▶ **Your objective**
Everything in the listing below from the line containing "Write a LaTeX" through the line containing "(1120, 482) -- cycle;" should be repeated exactly; leave out every other line.

▶ **Provided data**
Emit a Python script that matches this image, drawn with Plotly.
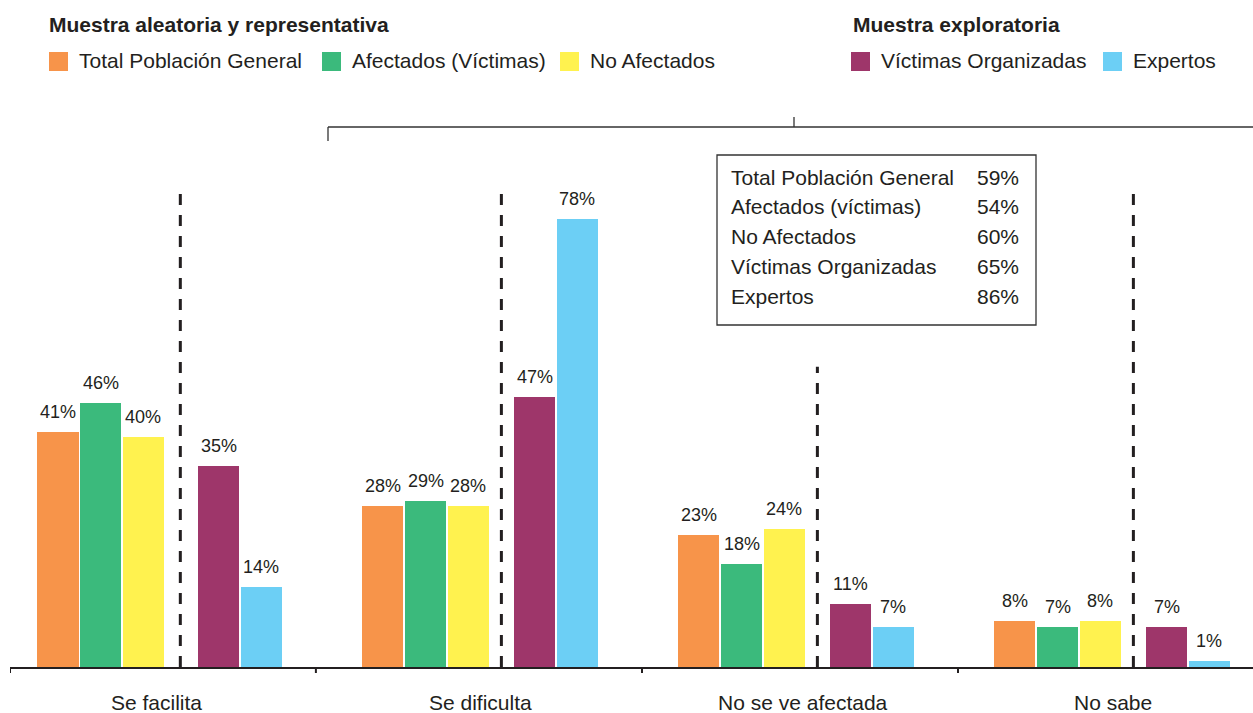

...

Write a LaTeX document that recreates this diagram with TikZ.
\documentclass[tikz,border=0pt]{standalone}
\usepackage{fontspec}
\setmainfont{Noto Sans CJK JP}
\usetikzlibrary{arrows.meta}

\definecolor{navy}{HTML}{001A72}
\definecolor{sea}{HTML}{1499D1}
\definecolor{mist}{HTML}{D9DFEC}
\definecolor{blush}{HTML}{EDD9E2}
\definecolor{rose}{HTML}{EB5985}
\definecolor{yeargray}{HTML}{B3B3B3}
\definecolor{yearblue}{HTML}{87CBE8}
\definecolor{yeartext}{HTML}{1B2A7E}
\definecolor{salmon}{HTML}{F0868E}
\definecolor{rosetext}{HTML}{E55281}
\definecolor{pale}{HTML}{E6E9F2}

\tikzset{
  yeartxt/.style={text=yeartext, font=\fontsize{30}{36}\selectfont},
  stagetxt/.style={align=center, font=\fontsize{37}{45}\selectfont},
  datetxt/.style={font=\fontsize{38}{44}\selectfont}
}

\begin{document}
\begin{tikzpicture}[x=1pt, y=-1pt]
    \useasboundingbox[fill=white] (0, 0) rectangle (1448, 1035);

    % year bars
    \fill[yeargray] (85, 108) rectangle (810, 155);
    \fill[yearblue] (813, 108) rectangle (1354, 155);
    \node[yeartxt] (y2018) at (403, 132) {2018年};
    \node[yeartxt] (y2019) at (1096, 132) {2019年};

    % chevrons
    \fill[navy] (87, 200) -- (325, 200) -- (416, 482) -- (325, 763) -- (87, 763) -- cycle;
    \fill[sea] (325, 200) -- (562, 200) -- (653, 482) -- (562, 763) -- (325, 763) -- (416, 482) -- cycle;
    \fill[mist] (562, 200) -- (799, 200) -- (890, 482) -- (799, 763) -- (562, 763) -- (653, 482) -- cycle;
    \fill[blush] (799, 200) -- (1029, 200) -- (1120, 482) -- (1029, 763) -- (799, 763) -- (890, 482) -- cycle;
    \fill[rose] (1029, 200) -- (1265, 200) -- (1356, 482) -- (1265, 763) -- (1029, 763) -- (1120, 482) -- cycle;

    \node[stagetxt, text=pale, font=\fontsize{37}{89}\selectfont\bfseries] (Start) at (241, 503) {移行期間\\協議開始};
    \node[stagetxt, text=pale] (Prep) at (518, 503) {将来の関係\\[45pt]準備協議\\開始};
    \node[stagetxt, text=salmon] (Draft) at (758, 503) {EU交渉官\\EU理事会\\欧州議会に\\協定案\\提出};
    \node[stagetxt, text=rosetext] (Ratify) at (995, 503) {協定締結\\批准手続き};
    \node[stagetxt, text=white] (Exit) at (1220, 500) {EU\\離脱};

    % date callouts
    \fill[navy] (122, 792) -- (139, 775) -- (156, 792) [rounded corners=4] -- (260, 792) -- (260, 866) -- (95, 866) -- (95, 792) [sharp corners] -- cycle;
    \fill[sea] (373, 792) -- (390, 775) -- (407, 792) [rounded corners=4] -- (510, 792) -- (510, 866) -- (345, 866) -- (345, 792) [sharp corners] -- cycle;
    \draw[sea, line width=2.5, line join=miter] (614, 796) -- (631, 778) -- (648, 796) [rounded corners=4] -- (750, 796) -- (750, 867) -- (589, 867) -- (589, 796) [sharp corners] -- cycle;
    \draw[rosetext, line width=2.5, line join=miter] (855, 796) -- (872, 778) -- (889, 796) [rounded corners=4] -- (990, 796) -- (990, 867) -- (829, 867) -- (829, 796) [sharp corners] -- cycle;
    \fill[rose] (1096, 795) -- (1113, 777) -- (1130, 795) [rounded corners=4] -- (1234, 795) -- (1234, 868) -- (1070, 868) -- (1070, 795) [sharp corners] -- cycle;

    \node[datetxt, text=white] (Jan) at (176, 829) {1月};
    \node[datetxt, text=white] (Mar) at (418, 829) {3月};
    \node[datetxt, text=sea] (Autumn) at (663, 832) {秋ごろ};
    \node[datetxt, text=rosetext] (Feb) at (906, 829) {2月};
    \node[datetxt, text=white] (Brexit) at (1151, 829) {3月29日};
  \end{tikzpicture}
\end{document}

▶ **Result for this task**
Write a LaTeX document that recreates this diagram with TikZ.
\documentclass[tikz,border=0pt]{standalone}
\usepackage{fontspec}
\setmainfont{Noto Sans CJK JP}
\usetikzlibrary{arrows.meta}

\definecolor{navy}{HTML}{001A72}
\definecolor{sea}{HTML}{1499D1}
\definecolor{mist}{HTML}{D9DFEC}
\definecolor{blush}{HTML}{EDD9E2}
\definecolor{rose}{HTML}{EB5985}
\definecolor{yeargray}{HTML}{B3B3B3}
\definecolor{yearblue}{HTML}{87CBE8}
\definecolor{yeartext}{HTML}{1B2A7E}
\definecolor{salmon}{HTML}{F0868E}
\definecolor{rosetext}{HTML}{E55281}
\definecolor{pale}{HTML}{E6E9F2}

\tikzset{
  yeartxt/.style={text=yeartext, font=\fontsize{30}{36}\selectfont},
  stagetxt/.style={align=center, font=\fontsize{37}{45}\selectfont},
  datetxt/.style={font=\fontsize{38}{44}\selectfont}
}

\begin{document}
\begin{tikzpicture}[x=1pt, y=-1pt]
    \useasboundingbox[fill=white] (0, 0) rectangle (1448, 1035);

    % year bars
    \fill[yeargray] (85, 108) rectangle (810, 155);
    \fill[yearblue] (813, 108) rectangle (1354, 155);
    \node[yeartxt] (y2018) at (403, 132) {2018年};
    \node[yeartxt] (y2019) at (1096, 132) {2019年};

    % chevrons
    \fill[navy] (87, 200) -- (325, 200) -- (416, 482) -- (325, 763) -- (87, 763) -- cycle;
    \fill[sea] (325, 200) -- (562, 200) -- (653, 482) -- (562, 763) -- (325, 763) -- (416, 482) -- cycle;
    \fill[mist] (562, 200) -- (799, 200) -- (890, 482) -- (799, 763) -- (562, 763) -- (653, 482) -- cycle;
    \fill[blush] (799, 200) -- (1029, 200) -- (1120, 482) -- (1029, 763) -- (799, 763) -- (890, 482) -- cycle;
    \fill[rose] (1029, 200) -- (1265, 200) -- (1356, 482) -- (1265, 763) -- (1029, 763) -- (1120, 482) -- cycle;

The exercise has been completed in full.